Reproduce exactly the section that begins at the line containing "Convert this chart to matplotlib code." and ends at the line containing "from matplotlib.transforms import", both lines included; omit all other lines.

* START *

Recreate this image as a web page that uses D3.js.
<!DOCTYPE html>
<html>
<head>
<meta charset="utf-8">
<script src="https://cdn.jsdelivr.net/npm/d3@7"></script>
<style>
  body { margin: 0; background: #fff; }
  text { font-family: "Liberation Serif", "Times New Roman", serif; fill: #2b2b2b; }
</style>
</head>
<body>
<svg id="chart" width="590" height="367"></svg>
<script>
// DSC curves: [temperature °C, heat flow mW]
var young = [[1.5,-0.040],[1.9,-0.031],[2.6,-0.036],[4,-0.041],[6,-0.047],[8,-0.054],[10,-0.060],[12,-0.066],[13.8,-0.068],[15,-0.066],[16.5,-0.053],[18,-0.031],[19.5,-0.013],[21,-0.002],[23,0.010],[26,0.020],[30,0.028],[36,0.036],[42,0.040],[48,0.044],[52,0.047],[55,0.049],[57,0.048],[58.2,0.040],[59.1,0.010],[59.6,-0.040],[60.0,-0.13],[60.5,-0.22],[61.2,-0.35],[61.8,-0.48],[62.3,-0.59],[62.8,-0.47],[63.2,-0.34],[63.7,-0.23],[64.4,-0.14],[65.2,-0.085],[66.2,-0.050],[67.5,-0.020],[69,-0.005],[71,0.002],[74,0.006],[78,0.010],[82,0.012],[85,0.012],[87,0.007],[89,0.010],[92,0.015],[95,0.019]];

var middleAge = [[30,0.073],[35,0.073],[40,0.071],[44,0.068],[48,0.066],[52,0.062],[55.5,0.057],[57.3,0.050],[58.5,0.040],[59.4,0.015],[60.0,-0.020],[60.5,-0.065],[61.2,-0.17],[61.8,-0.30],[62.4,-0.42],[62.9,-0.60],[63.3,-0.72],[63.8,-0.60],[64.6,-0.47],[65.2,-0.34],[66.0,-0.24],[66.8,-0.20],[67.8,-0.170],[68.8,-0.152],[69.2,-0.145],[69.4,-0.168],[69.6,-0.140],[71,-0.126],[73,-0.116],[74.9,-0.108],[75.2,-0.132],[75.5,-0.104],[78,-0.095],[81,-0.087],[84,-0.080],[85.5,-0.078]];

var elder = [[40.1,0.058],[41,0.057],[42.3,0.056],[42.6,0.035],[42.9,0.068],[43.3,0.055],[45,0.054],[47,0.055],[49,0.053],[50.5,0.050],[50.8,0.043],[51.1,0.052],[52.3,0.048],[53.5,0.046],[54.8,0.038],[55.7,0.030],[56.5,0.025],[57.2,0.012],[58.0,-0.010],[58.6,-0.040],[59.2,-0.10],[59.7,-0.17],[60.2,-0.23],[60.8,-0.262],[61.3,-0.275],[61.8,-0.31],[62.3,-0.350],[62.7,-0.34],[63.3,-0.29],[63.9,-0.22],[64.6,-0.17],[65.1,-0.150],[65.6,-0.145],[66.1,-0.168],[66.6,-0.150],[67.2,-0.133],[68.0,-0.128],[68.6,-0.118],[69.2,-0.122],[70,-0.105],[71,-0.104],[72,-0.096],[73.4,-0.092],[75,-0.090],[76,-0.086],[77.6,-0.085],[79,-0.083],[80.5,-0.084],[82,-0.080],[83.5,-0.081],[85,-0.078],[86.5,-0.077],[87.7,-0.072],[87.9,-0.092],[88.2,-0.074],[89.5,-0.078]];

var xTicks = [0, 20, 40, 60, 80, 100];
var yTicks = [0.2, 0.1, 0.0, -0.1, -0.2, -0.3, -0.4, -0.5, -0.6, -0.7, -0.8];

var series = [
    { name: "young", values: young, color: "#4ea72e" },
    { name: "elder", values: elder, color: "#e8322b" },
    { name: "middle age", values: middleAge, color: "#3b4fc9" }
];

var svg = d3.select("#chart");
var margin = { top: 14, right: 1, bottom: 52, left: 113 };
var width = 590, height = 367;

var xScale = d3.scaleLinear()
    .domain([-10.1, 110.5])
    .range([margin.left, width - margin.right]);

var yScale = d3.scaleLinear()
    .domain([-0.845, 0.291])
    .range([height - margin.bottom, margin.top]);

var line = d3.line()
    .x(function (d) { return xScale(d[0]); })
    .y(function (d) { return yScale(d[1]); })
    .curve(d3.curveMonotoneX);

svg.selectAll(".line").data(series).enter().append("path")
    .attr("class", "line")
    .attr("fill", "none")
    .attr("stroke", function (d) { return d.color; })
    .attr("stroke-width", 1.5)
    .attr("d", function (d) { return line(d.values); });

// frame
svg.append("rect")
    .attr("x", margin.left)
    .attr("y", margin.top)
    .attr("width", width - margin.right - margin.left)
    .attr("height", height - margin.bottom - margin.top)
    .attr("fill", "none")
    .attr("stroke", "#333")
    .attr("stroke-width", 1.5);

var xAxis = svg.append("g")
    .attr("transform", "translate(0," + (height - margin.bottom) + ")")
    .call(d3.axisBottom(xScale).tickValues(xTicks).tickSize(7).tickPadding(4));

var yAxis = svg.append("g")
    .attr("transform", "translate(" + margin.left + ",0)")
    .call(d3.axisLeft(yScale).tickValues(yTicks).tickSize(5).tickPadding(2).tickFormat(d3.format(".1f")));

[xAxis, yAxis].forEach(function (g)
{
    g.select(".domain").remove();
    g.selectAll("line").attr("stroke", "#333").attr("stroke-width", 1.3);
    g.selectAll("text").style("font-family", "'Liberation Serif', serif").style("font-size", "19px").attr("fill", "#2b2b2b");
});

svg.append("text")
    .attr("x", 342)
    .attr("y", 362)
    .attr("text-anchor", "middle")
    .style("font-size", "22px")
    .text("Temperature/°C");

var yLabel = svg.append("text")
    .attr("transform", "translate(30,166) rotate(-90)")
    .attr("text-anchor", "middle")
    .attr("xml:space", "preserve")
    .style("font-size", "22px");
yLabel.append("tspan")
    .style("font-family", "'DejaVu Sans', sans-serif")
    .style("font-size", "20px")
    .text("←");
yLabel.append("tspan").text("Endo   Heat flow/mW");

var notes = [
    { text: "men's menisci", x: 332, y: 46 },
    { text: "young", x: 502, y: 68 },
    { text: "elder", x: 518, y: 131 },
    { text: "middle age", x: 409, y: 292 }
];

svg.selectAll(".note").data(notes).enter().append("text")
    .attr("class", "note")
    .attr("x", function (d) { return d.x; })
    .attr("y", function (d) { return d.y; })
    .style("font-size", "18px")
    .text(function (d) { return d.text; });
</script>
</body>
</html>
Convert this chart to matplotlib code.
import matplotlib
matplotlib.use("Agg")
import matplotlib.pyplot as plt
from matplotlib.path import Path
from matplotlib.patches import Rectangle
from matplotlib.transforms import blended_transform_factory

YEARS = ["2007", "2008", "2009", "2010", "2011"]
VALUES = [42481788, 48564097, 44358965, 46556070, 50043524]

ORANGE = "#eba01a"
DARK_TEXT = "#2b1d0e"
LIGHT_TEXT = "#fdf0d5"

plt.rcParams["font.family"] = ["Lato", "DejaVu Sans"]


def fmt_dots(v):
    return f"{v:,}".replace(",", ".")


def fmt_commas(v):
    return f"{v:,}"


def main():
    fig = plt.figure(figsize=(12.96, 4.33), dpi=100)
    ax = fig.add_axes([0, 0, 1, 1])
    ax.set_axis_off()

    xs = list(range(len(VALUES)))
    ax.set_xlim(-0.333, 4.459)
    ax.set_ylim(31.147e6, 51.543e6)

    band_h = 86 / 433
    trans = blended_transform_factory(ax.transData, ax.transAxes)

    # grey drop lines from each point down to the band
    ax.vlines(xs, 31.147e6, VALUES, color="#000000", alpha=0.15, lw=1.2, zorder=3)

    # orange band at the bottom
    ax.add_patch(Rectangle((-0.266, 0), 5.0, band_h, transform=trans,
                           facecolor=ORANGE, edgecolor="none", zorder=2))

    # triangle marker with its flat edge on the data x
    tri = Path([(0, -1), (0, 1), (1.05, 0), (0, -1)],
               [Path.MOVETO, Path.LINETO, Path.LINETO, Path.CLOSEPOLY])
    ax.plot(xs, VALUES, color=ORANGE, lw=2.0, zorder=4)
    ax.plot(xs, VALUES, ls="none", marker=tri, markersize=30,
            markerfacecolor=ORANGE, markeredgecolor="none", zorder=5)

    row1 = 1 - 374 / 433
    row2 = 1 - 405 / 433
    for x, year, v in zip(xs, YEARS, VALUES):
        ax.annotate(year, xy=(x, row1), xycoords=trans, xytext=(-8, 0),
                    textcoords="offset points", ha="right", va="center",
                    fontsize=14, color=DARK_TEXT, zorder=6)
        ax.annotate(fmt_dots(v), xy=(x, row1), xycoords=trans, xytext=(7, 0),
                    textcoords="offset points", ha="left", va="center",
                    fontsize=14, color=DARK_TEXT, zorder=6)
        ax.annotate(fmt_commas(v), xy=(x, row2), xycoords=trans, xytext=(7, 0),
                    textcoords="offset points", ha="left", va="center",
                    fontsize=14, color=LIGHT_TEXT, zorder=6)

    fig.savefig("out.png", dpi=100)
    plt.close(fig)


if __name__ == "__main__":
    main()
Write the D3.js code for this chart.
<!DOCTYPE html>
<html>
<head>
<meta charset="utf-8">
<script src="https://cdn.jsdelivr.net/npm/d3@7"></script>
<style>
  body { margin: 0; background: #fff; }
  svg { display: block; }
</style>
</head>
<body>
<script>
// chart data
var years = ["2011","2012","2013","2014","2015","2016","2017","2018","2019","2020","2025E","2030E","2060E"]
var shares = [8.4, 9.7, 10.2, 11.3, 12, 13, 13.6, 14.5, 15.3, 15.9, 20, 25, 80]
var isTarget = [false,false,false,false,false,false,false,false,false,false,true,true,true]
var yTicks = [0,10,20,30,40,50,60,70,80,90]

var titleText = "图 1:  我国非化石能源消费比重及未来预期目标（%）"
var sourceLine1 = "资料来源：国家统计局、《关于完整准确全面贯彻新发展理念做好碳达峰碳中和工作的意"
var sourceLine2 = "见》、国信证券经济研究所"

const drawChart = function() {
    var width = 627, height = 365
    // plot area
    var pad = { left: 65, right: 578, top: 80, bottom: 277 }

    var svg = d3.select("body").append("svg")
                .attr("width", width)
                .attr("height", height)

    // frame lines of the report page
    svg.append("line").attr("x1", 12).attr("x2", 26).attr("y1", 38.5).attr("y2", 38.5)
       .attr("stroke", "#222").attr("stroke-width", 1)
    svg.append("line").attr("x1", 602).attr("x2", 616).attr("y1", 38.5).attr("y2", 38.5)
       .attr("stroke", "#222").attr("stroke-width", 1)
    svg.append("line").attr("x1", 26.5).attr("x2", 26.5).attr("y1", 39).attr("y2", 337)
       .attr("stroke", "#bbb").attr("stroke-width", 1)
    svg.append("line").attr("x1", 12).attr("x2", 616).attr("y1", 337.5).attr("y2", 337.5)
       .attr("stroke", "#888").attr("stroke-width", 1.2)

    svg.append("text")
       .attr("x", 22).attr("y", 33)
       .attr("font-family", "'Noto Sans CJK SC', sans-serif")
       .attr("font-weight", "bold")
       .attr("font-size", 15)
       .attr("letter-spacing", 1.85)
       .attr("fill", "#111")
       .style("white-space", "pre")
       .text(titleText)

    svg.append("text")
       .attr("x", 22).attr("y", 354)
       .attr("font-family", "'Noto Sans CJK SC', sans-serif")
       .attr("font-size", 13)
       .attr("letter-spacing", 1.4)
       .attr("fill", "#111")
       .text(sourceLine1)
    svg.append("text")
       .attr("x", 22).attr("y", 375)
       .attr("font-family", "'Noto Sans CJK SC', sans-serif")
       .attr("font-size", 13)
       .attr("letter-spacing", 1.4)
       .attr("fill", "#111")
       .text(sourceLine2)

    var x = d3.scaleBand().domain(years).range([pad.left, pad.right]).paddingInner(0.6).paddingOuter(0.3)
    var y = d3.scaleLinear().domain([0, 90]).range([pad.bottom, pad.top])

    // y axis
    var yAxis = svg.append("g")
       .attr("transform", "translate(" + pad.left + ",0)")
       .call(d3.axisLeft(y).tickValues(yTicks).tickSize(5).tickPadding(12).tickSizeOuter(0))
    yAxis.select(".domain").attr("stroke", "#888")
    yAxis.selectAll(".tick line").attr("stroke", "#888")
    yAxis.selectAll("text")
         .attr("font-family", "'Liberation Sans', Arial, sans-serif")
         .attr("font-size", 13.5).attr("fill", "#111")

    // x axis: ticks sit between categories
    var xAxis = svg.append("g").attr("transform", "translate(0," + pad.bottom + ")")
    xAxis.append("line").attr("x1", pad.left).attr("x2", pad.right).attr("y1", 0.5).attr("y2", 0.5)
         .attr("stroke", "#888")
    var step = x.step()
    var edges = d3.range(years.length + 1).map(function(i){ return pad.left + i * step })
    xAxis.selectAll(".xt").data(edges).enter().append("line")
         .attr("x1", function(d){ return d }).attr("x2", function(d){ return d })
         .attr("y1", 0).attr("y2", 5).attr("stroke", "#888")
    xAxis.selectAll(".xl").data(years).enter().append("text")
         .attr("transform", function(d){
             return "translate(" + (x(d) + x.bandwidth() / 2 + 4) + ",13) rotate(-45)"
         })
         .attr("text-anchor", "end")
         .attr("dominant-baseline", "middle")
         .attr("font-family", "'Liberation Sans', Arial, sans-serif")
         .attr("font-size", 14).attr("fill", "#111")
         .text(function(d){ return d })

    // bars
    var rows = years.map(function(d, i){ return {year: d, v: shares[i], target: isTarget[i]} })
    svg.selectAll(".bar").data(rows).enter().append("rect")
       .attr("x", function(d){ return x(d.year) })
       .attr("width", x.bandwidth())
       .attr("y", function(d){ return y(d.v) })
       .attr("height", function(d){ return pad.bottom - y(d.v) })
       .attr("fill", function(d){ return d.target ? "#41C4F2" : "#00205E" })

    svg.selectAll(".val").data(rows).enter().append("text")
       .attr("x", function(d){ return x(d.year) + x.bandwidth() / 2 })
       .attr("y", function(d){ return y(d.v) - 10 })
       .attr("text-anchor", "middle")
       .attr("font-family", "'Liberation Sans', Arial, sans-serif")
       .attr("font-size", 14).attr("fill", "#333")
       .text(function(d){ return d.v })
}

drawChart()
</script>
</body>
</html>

* END *

**Output of the task:**
Convert this chart to matplotlib code.
import matplotlib
matplotlib.use("Agg")
import matplotlib.pyplot as plt
from matplotlib.path import Path
from matplotlib.patches import Rectangle
from matplotlib.transforms import blended_transform_factory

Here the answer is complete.